_WHAT TO WORK ON_: Copy all of the material word for word, except for the pictures.

_SOURCE EXCERPT_:
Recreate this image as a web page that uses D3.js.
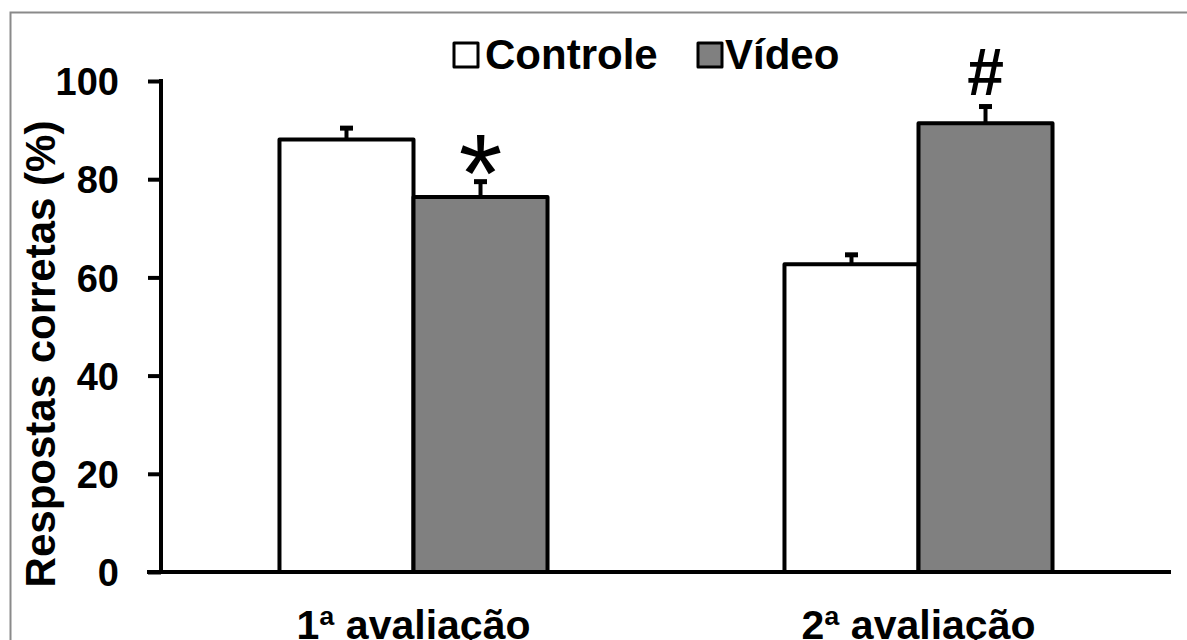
<!DOCTYPE html>
<html>
<head>
    <meta charset="UTF-8" />
    <title>Respostas corretas</title>
    <script src="https://d3js.org/d3.v7.min.js"></script>
    <style>
    body { margin: 0; background: #fff; }
    text { font-family: "Liberation Sans", Arial, sans-serif; font-weight: bold; fill: #000; }
    </style>
</head>
<body>
<div id="main"></div>
<script type="text/javascript">

// data
const groups = ['1ª avaliação', '2ª avaliação']
const series = ['Controle', 'Vídeo']
const controle = [88.1, 62.7]
const controleErr = [2.3, 1.9]
const video = [76.4, 91.4]
const videoErr = [3.1, 3.4]
const marks = ['*', '#']   // significance mark over the Vídeo bar in each group
const yTicks = [0, 20, 40, 60, 80, 100]

const fills = { 'Controle': '#ffffff', 'Vídeo': '#808080' }

const width = 1187
const height = 640

const data = []
groups.forEach((g, i) => {
  data.push({ group: g, serie: 'Controle', value: controle[i], err: controleErr[i] })
  data.push({ group: g, serie: 'Vídeo', value: video[i], err: videoErr[i] })
})

const svg = d3.select('#main').append('svg')
  .attr('width', width)
  .attr('height', height)

// outer frame
svg.append('rect')
  .attr('x', 10.5).attr('y', 12.5)
  .attr('width', 1200).attr('height', 700)
  .attr('fill', 'none')
  .attr('stroke', '#8a8a8a')
  .attr('stroke-width', 2)

const x0 = d3.scaleBand()
  .domain(groups)
  .range([161, 1171])
  .padding(0)

const x1 = d3.scaleBand()
  .domain(series)
  .range([0, x0.bandwidth()])
  .paddingInner(0)
  .paddingOuter(0.884)

const y = d3.scaleLinear()
  .domain([0, 100])
  .range([572, 81])

// bars
svg.selectAll('rect.bar').data(data).enter().append('rect')
  .attr('class', 'bar')
  .attr('x', d => x0(d.group) + x1(d.serie))
  .attr('y', d => y(d.value))
  .attr('width', x1.bandwidth())
  .attr('height', d => y(0) - y(d.value))
  .attr('fill', d => fills[d.serie])
  .attr('stroke', '#000')
  .attr('stroke-width', 4)
  .attr('stroke-linejoin', 'round')

// error bars (upper only)
const cx = d => x0(d.group) + x1(d.serie) + x1.bandwidth() / 2
svg.selectAll('line.err').data(data).enter().append('line')
  .attr('x1', cx).attr('x2', cx)
  .attr('y1', d => y(d.value))
  .attr('y2', d => y(d.value + d.err))
  .attr('stroke', '#000')
  .attr('stroke-width', 4)
svg.selectAll('line.cap').data(data).enter().append('line')
  .attr('x1', d => cx(d) - 6.5).attr('x2', d => cx(d) + 6.5)
  .attr('y1', d => y(d.value + d.err))
  .attr('y2', d => y(d.value + d.err))
  .attr('stroke', '#000')
  .attr('stroke-width', 5)

// significance marks
const videoData = data.filter(d => d.serie === 'Vídeo')
svg.selectAll('text.mark').data(videoData).enter().append('text')
  .attr('x', cx)
  .attr('y', (d, i) => y(d.value + d.err) + (i === 0 ? 30 : -12))
  .attr('text-anchor', 'middle')
  .style('font-weight', (d, i) => i === 0 ? 'normal' : 'bold')
  .style('font-size', (d, i) => i === 0 ? '112px' : '66px')
  .text((d, i) => marks[i])

// axes
const yAxis = d3.axisLeft(y).tickValues(yTicks).tickSize(13).tickPadding(29)
const gy = svg.append('g').attr('transform', `translate(${x0.range()[0]},0)`).call(yAxis)
gy.select('.domain').remove()
gy.selectAll('line').attr('stroke', '#000').attr('stroke-width', 4)
gy.selectAll('text').style('font-size', '38px').attr('dy', '0.36em')
gy.append('line')
  .attr('x1', 0).attr('x2', 0)
  .attr('y1', y(100) - 2).attr('y2', y(0))
  .attr('stroke', '#000').attr('stroke-width', 4)

const xAxis = d3.axisBottom(x0).tickSize(0).tickPadding(0)
const gx = svg.append('g').attr('transform', `translate(0,${y(0)})`).call(xAxis)
gx.select('.domain').remove()
gx.append('line')
  .attr('x1', 147).attr('x2', x0.range()[1])
  .attr('y1', 0).attr('y2', 0)
  .attr('stroke', '#000').attr('stroke-width', 4)
gx.selectAll('.tick text')
  .style('font-size', '41px')
  .attr('dy', 0)
  .attr('y', 67)

// y label
svg.append('text')
  .attr('transform', 'translate(55,354) rotate(-90)')
  .attr('text-anchor', 'middle')
  .style('font-size', '42px')
  .text('Respostas corretas (%)')

// legend
const legendX = [454, 698]
const legend = svg.selectAll('g.legend').data(series).enter().append('g')
  .attr('transform', (d, i) => `translate(${legendX[i]},43)`)
legend.append('rect')
  .attr('width', 24).attr('height', 24)
  .attr('fill', d => fills[d])
  .attr('stroke', '#000')
  .attr('stroke-width', 3)
  .attr('stroke-linejoin', 'round')
legend.append('text')
  .attr('x', (d, i) => i === 0 ? 31 : 27)
  .attr('y', 25.5)
  .style('font-size', '42px')
  .text(d => d)

</script>
</body>
</html>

_SOLUTION TO THE EXERCISE_:
Recreate this image as a web page that uses D3.js.
<!DOCTYPE html>
<html>
<head>
    <meta charset="UTF-8" />
    <title>Respostas corretas</title>
    <script src="https://d3js.org/d3.v7.min.js"></script>
    <style>
    body { margin: 0; background: #fff; }
    text { font-family: "Liberation Sans", Arial, sans-serif; font-weight: bold; fill: #000; }
    </style>
</head>
<body>
<div id="main"></div>
<script type="text/javascript">

// data
const groups = ['1ª avaliação', '2ª avaliação']
const series = ['Controle', 'Vídeo']
const controle = [88.1, 62.7]
const controleErr = [2.3, 1.9]
const video = [76.4, 91.4]
const videoErr = [3.1, 3.4]
const marks = ['*', '#']   // significance mark over the Vídeo bar in each group
const yTicks = [0, 20, 40, 60, 80, 100]

const fills = { 'Controle': '#ffffff', 'Vídeo': '#808080' }

const width = 1187
const height = 640

const data = []
groups.forEach((g, i) => {
  data.push({ group: g, serie: 'Controle', value: controle[i], err: controleErr[i] })
  data.push({ group: g, serie: 'Vídeo', value: video[i], err: videoErr[i] })
})

const svg = d3.select('#main').append('svg')
  .attr('width', width)
  .attr('height', height)

// outer frame
svg.append('rect')
  .attr('x', 10.5).attr('y', 12.5)
  .attr('width', 1200).attr('height', 700)
  .attr('fill', 'none')
  .attr('stroke', '#8a8a8a')
  .attr('stroke-width', 2)

const x0 = d3.scaleBand()
  .domain(groups)
  .range([161, 1171])
  .padding(0)

const x1 = d3.scaleBand()
  .domain(series)
  .range([0, x0.bandwidth()])
  .paddingInner(0)
  .paddingOuter(0.884)

const y = d3.scaleLinear()
  .domain([0, 100])
  .range([572, 81])

// bars
svg.selectAll('rect.bar').data(data).enter().append('rect')
  .attr('class', 'bar')
  .attr('x', d => x0(d.group) + x1(d.serie))
  .attr('y', d => y(d.value))
  .attr('width', x1.bandwidth())
  .attr('height', d => y(0) - y(d.value))
  .attr('fill', d => fills[d.serie])
  .attr('stroke', '#000')
  .attr('stroke-width', 4)
  .attr('stroke-linejoin', 'round')

// error bars (upper only)
const cx = d => x0(d.group) + x1(d.serie) + x1.bandwidth() / 2
svg.selectAll('line.err').data(data).enter().append('line')
  .attr('x1', cx).attr('x2', cx)
  .attr('y1', d => y(d.value))
  .attr('y2', d => y(d.value + d.err))
  .attr('stroke', '#000')
  .attr('stroke-width', 4)
svg.selectAll('line.cap').data(data).enter().append('line')
  .attr('x1', d => cx(d) - 6.5).attr('x2', d => cx(d) + 6.5)
  .attr('y1', d => y(d.value + d.err))
  .attr('y2', d => y(d.value + d.err))
  .attr('stroke', '#000')
  .attr('stroke-width', 5)

// significance marks
const videoData = data.filter(d => d.serie === 'Vídeo')
svg.selectAll('text.mark').data(videoData).enter().append('text')
  .attr('x', cx)
  .attr('y', (d, i) => y(d.value + d.err) + (i === 0 ? 30 : -12))
  .attr('text-anchor', 'middle')
  .style('font-weight', (d, i) => i === 0 ? 'normal' : 'bold')
  .style('font-size', (d, i) => i === 0 ? '112px' : '66px')
  .text((d, i) => marks[i])

// axes
const yAxis = d3.axisLeft(y).tickValues(yTicks).tickSize(13).tickPadding(29)
const gy = svg.append('g').attr('transform', `translate(${x0.range()[0]},0)`).call(yAxis)
gy.select('.domain').remove()
gy.selectAll('line').attr('stroke', '#000').attr('stroke-width', 4)
gy.selectAll('text').style('font-size', '38px').attr('dy', '0.36em')
gy.append('line')
  .attr('x1', 0).attr('x2', 0)
  .attr('y1', y(100) - 2).attr('y2', y(0))
  .attr('stroke', '#000').attr('stroke-width', 4)

const xAxis = d3.axisBottom(x0).tickSize(0).tickPadding(0)
const gx = svg.append('g').attr('transform', `translate(0,${y(0)})`).call(xAxis)
gx.select('.domain').remove()
gx.append('line')
  .attr('x1', 147).attr('x2', x0.range()[1])
  .attr('y1', 0).attr('y2', 0)
  .attr('stroke', '#000').attr('stroke-width', 4)
gx.selectAll('.tick text')
  .style('font-size', '41px')
  .attr('dy', 0)
  .attr('y', 67)

// y label
svg.append('text')
  .attr('transform', 'translate(55,354) rotate(-90)')
  .attr('text-anchor', 'middle')
  .style('font-size', '42px')
  .text('Respostas corretas (%)')

// legend
const legendX = [454, 698]
const legend = svg.selectAll('g.legend').data(series).enter().append('g')
  .attr('transform', (d, i) => `translate(${legendX[i]},43)`)
legend.append('rect')
  .attr('width', 24).attr('height', 24)
  .attr('fill', d => fills[d])
  .attr('stroke', '#000')
  .attr('stroke-width', 3)
  .attr('stroke-linejoin', 'round')
legend.append('text')
  .attr('x', (d, i) => i === 0 ? 31 : 27)
  .attr('y', 25.5)
  .style('font-size', '42px')
  .text(d => d)

</script>
</body>
</html>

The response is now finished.